The key move he has made is to establish a business within the BASIX Group that acts as a partner to banks rather than a borrower from banks. This is a tweak that doesn’t necessarily change much on the ground but changes tons in perception and viability. Under this model, the company stops being the originator of small loans to the poor, the definition of microfinance, and instead turns BASIX into a bank agent. Borrowers (BASIX lends to individuals and doesn’t use the group model favored by other lenders) won’t see much difference. They still will interact with BASIX representatives, who will be responsible for originating loans and collecting repayments.
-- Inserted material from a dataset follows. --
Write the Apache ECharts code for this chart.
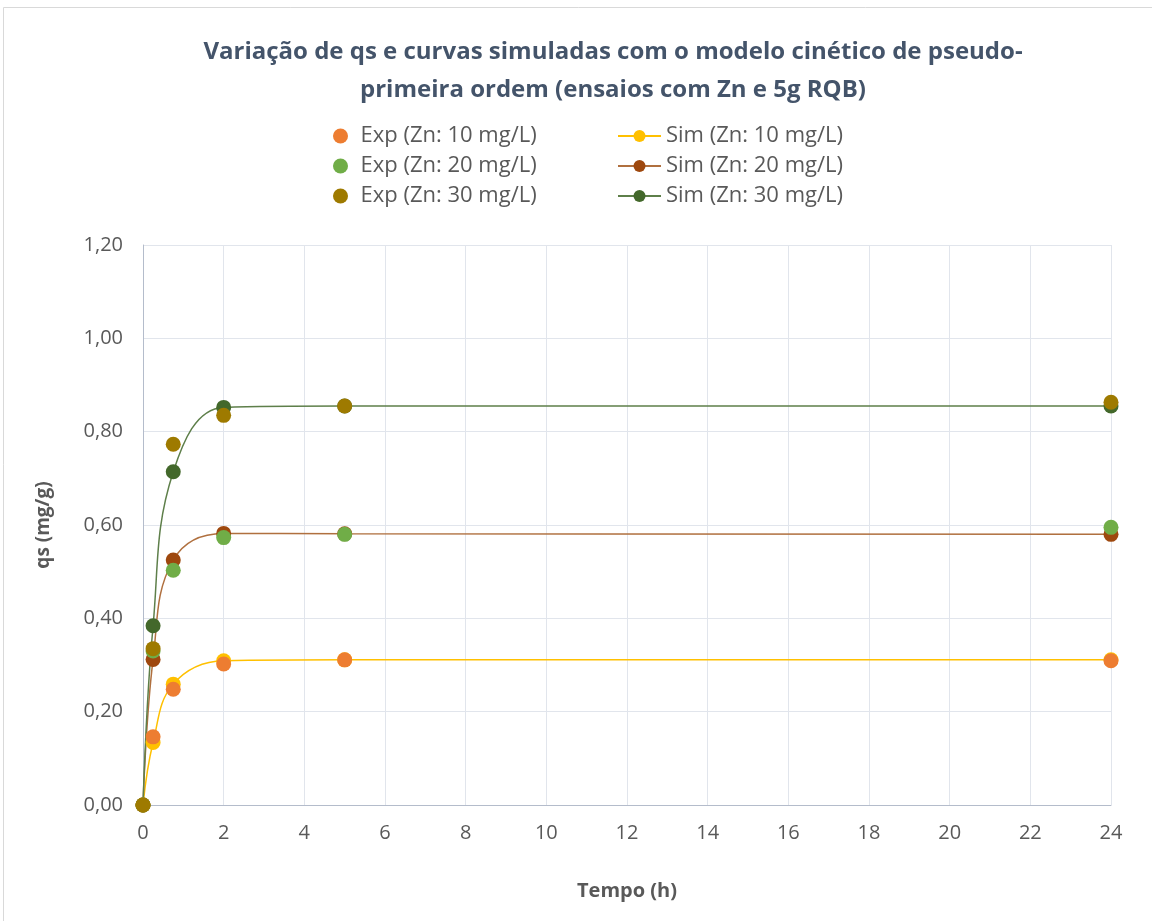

But, critically, the BASIX representatives will be dispensing bank loans, rather than BASIX taking credit from banks onto its books and then assuming responsibility for the loans it issues. The bank will be able to set the interest rate and will pay BASIX a fee for handling the loan.

If the politicians of a particular state don’t like what they see, they will have to deal with a politically-connected, well-established bank — most likely government-owned — as well as possibly the Reserve Bank of India, rather than targeting small, politically lightweight microlenders. For microfinance companies, this model has the added advantage that the bank assumes the risk of default on the loan.

Mr. Mahajan told India Real Time that this bank partnership model represents a “desirable future” for the company. He declined to name the area where the company currently is using this structure (though we might hazard a wild guess) or to name bank partners.

But he said BASIX already has secured approval to lend out $56 million in bank capital. That contrasts with what he says is a total of just $5.6 million in bank loans to BASIX itself under the old model in the months since the crackdown in Andhra Pradesh in October made banks skittish about lending money to MFIs.